In the media: Heritage minister asked to step in amid staff departures from National Gallery

 Canadian Heritage Minister Pablo Rodriguez
Rodriguez, seen here before a Senate committee meeting last week, expressed reluctance to get involved. (Justin Tang/The Canadian Press)

A parliamentary committee member is calling for transparency from Canada's premier art institution following recent and very public staff turmoil — and he's imploring Canadian Heritage Minister Pablo Rodriguez to step in. 

"It's important that the minister, because [he] has an overseeing role for our cultural institutions, get the answers to questions that many people are asking," said Peter Julian, the NDP MP for New Westminster-Burnaby and a member of the standing committee on Canadian heritage, in an interview Monday with Radio-Canada. 

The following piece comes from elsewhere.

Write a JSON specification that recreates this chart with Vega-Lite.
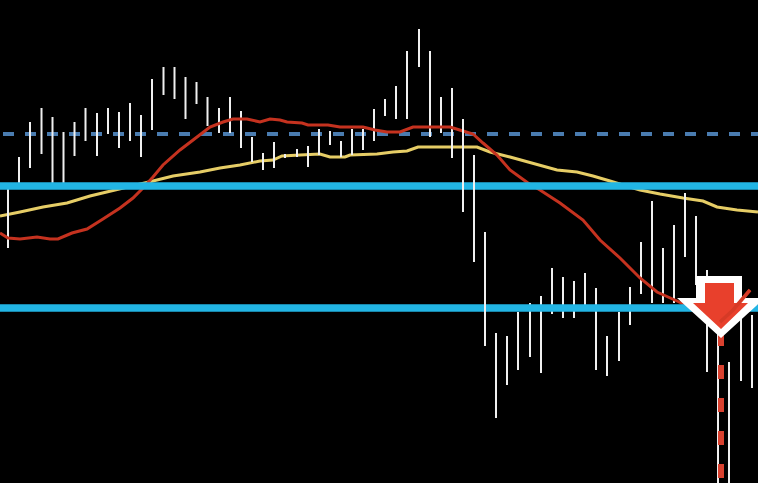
{"$schema":"https://vega.github.io/schema/vega-lite/v6.json","width":758,"height":483,"padding":0,"autosize":{"type":"none"},"background":"#000000","view":{"stroke":null},
"datasets":{
"bars":[{"x":8,"hi":189,"lo":248},{"x":19,"hi":157,"lo":183},{"x":30,"hi":122,"lo":168},{"x":41.5,"hi":108,"lo":154},{"x":52.5,"hi":117,"lo":183},{"x":63.5,"hi":132,"lo":183},{"x":74.5,"hi":122,"lo":156},{"x":85.5,"hi":108,"lo":141},{"x":97,"hi":113,"lo":156},{"x":108,"hi":108,"lo":134},{"x":119,"hi":112,"lo":148},{"x":130,"hi":103,"lo":141},{"x":141,"hi":115,"lo":157},{"x":152,"hi":79,"lo":130},{"x":163.5,"hi":67,"lo":95},{"x":174.5,"hi":67,"lo":99},{"x":185.5,"hi":77,"lo":119},{"x":196.5,"hi":82,"lo":104},{"x":207.5,"hi":97,"lo":126},{"x":219,"hi":108,"lo":133},{"x":230,"hi":97,"lo":133},{"x":241,"hi":111,"lo":148},{"x":252,"hi":137,"lo":162},{"x":263,"hi":153,"lo":170},{"x":274,"hi":142,"lo":168},{"x":285,"hi":154,"lo":158},{"x":297,"hi":149,"lo":157},{"x":308,"hi":146,"lo":167},{"x":319,"hi":129,"lo":155},{"x":330,"hi":131,"lo":145},{"x":341,"hi":141,"lo":157},{"x":352,"hi":129,"lo":155},{"x":363,"hi":129,"lo":150},{"x":374,"hi":109,"lo":141},{"x":385,"hi":99,"lo":116},{"x":396,"hi":86,"lo":119},{"x":407,"hi":51,"lo":119},{"x":419,"hi":29,"lo":67},{"x":430,"hi":51,"lo":137},{"x":441,"hi":97,"lo":133},{"x":452,"hi":88,"lo":158},{"x":463,"hi":119,"lo":212,"front":1},{"x":474,"hi":155,"lo":262,"front":1},{"x":485,"hi":232,"lo":346,"front":1},{"x":496,"hi":333,"lo":418},{"x":507,"hi":336,"lo":385},{"x":518,"hi":312,"lo":370},{"x":530,"hi":303,"lo":357},{"x":541,"hi":296,"lo":373},{"x":552,"hi":268,"lo":314},{"x":563,"hi":277,"lo":318},{"x":574,"hi":281,"lo":318},{"x":585,"hi":273,"lo":305},{"x":596,"hi":288,"lo":370},{"x":607,"hi":336,"lo":376},{"x":619,"hi":312,"lo":361},{"x":630,"hi":287,"lo":325},{"x":641,"hi":242,"lo":294},{"x":652,"hi":201,"lo":303},{"x":663,"hi":248,"lo":303},{"x":674,"hi":225,"lo":303},{"x":685,"hi":193,"lo":257},{"x":696,"hi":216,"lo":285},{"x":707,"hi":270,"lo":372},{"x":718,"hi":330,"lo":483},{"x":729,"hi":362,"lo":483},{"x":741,"hi":315,"lo":381},{"x":752,"hi":315,"lo":388}],
"fast":[{"x":0,"y":233},{"x":8,"y":238},{"x":20,"y":239},{"x":37,"y":237},{"x":50,"y":239},{"x":58,"y":239},{"x":72,"y":233},{"x":87,"y":229},{"x":103,"y":219},{"x":120,"y":208},{"x":133,"y":198},{"x":143,"y":188},{"x":153,"y":177},{"x":163,"y":165},{"x":180,"y":150},{"x":197,"y":137},{"x":210,"y":127},{"x":223,"y":122},{"x":233,"y":119},{"x":247,"y":119},{"x":260,"y":122},{"x":270,"y":119},{"x":280,"y":120},{"x":287,"y":122},{"x":302,"y":123},{"x":308,"y":125},{"x":328,"y":125},{"x":340,"y":127},{"x":363,"y":127},{"x":375,"y":130},{"x":387,"y":132},{"x":400,"y":132},{"x":413,"y":127},{"x":430,"y":127},{"x":450,"y":127},{"x":463,"y":131},{"x":473,"y":134},{"x":483,"y":143},{"x":497,"y":155},{"x":510,"y":170},{"x":528,"y":183},{"x":540,"y":190},{"x":560,"y":203},{"x":583,"y":220},{"x":600,"y":240},{"x":620,"y":258},{"x":640,"y":278},{"x":657,"y":292},{"x":677,"y":301},{"x":700,"y":312},{"x":720,"y":322},{"x":733,"y":310},{"x":750,"y":290}],
"slow":[{"x":0,"y":216},{"x":20,"y":212},{"x":43,"y":207},{"x":67,"y":203},{"x":90,"y":196},{"x":115,"y":190},{"x":153,"y":181},{"x":173,"y":176},{"x":200,"y":172},{"x":220,"y":168},{"x":240,"y":165},{"x":260,"y":161},{"x":273,"y":160},{"x":282,"y":156},{"x":300,"y":155},{"x":320,"y":154},{"x":330,"y":157},{"x":345,"y":157},{"x":350,"y":155},{"x":377,"y":154},{"x":393,"y":152},{"x":407,"y":151},{"x":418,"y":147},{"x":437,"y":147},{"x":450,"y":147},{"x":477,"y":147},{"x":490,"y":152},{"x":510,"y":157},{"x":557,"y":170},{"x":577,"y":172},{"x":593,"y":176},{"x":610,"y":181},{"x":623,"y":185},{"x":640,"y":190},{"x":660,"y":194},{"x":683,"y":198},{"x":703,"y":201},{"x":717,"y":207},{"x":737,"y":210},{"x":758,"y":212}],
"levels":[{"y":186},{"y":308}],
"dashlevel":[{"y":134}],
"signal":[{"x":721,"y":300,"yEnd":483,"yStart":332}]
},
"encoding":{},
"layer":[
{"data":{"name":"dashlevel"},"mark":{"type":"rule","stroke":"#4a7cb0","strokeWidth":4,"strokeDash":[11,11],"strokeDashOffset":4},"encoding":{"y":{"field":"y","type":"quantitative","scale":{"domain":[0,483],"reverse":true,"nice":false,"zero":false},"axis":null}}},
{"data":{"name":"slow"},"mark":{"type":"line","stroke":"#e6cd66","strokeWidth":3},"encoding":{"x":{"field":"x","type":"quantitative","scale":{"domain":[0,758],"nice":false,"zero":false},"axis":null},"y":{"field":"y","type":"quantitative","scale":{"domain":[0,483],"reverse":true,"nice":false,"zero":false},"axis":null}}},
{"data":{"name":"bars"},"transform":[{"filter":"!datum.front"}],"mark":{"type":"rule","stroke":"#f0f0f0","strokeWidth":2},"encoding":{"x":{"field":"x","type":"quantitative","scale":{"domain":[0,758],"nice":false,"zero":false},"axis":null},"y":{"field":"hi","type":"quantitative","scale":{"domain":[0,483],"reverse":true,"nice":false,"zero":false},"axis":null},"y2":{"field":"lo"}}},
{"data":{"name":"fast"},"mark":{"type":"line","stroke":"#c5321f","strokeWidth":3},"encoding":{"x":{"field":"x","type":"quantitative","scale":{"domain":[0,758],"nice":false,"zero":false},"axis":null},"y":{"field":"y","type":"quantitative","scale":{"domain":[0,483],"reverse":true,"nice":false,"zero":false},"axis":null}}},
{"data":{"name":"levels"},"mark":{"type":"rule","stroke":"#22b5e4","strokeWidth":7.5},"encoding":{"y":{"field":"y","type":"quantitative","scale":{"domain":[0,483],"reverse":true,"nice":false,"zero":false},"axis":null}}},
{"data":{"name":"bars"},"transform":[{"filter":"datum.front"}],"mark":{"type":"rule","stroke":"#f0f0f0","strokeWidth":2},"encoding":{"x":{"field":"x","type":"quantitative","scale":{"domain":[0,758],"nice":false,"zero":false},"axis":null},"y":{"field":"hi","type":"quantitative","scale":{"domain":[0,483],"reverse":true,"nice":false,"zero":false},"axis":null},"y2":{"field":"lo"}}},
{"data":{"name":"signal"},"mark":{"type":"rule","stroke":"#d9412f","strokeWidth":6,"strokeDash":[14,19]},"encoding":{"x":{"field":"x","type":"quantitative","scale":{"domain":[0,758],"nice":false,"zero":false},"axis":null},"y":{"field":"yStart","type":"quantitative","scale":{"domain":[0,483],"reverse":true,"nice":false,"zero":false},"axis":null},"y2":{"field":"yEnd"}}},
{"data":{"name":"signal"},"mark":{"type":"point","filled":true,"fill":"#ffffff","stroke":null,"opacity":1,"size":4,"shape":"M-25,-24L21,-24L21,-2L44,-2L0,38L-44,-2L-25,-2Z"},"encoding":{"x":{"field":"x","type":"quantitative","scale":{"domain":[0,758],"nice":false,"zero":false},"axis":null},"y":{"field":"y","type":"quantitative","scale":{"domain":[0,483],"reverse":true,"nice":false,"zero":false},"axis":null}}},
{"data":{"name":"signal"},"mark":{"type":"point","filled":true,"fill":"#e8402c","stroke":null,"opacity":1,"size":4,"shape":"M-16,-17L13,-17L13,3L27,3L0,29L-28,3L-16,3Z"},"encoding":{"x":{"field":"x","type":"quantitative","scale":{"domain":[0,758],"nice":false,"zero":false},"axis":null},"y":{"field":"y","type":"quantitative","scale":{"domain":[0,483],"reverse":true,"nice":false,"zero":false},"axis":null}}},
{"data":{"name":"fast"},"transform":[{"filter":"datum.x >= 720"}],"mark":{"type":"line","stroke":"#d63a26","strokeWidth":3.5},"encoding":{"x":{"field":"x","type":"quantitative","scale":{"domain":[0,758],"nice":false,"zero":false},"axis":null},"y":{"field":"y","type":"quantitative","scale":{"domain":[0,483],"reverse":true,"nice":false,"zero":false},"axis":null}}}
]}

Gabrielle Moser, an Assistant Professor at the Faculty of Education at York University, agreed that Hill's departure was surprising, pointing to the creation of his role as a groundbreaking moment for the gallery.

But she said talk of his exit has overshadowed recent positive developments, including the launch earlier this year of the gallery's department of Indigenous ways and decolonization. 

"Two newly hired people are still there directing that work," Moser said, adding that the gallery just hired an associate curator who is Inuk and hails from Nunavut

"I worry that the big, big reaction [the staff departures are] getting is from an old guard who wants to keep things the way they were and that folks are not willing to see that this might be a necessary stage in changing the gallery so that it is more meaningful to a greater number of people."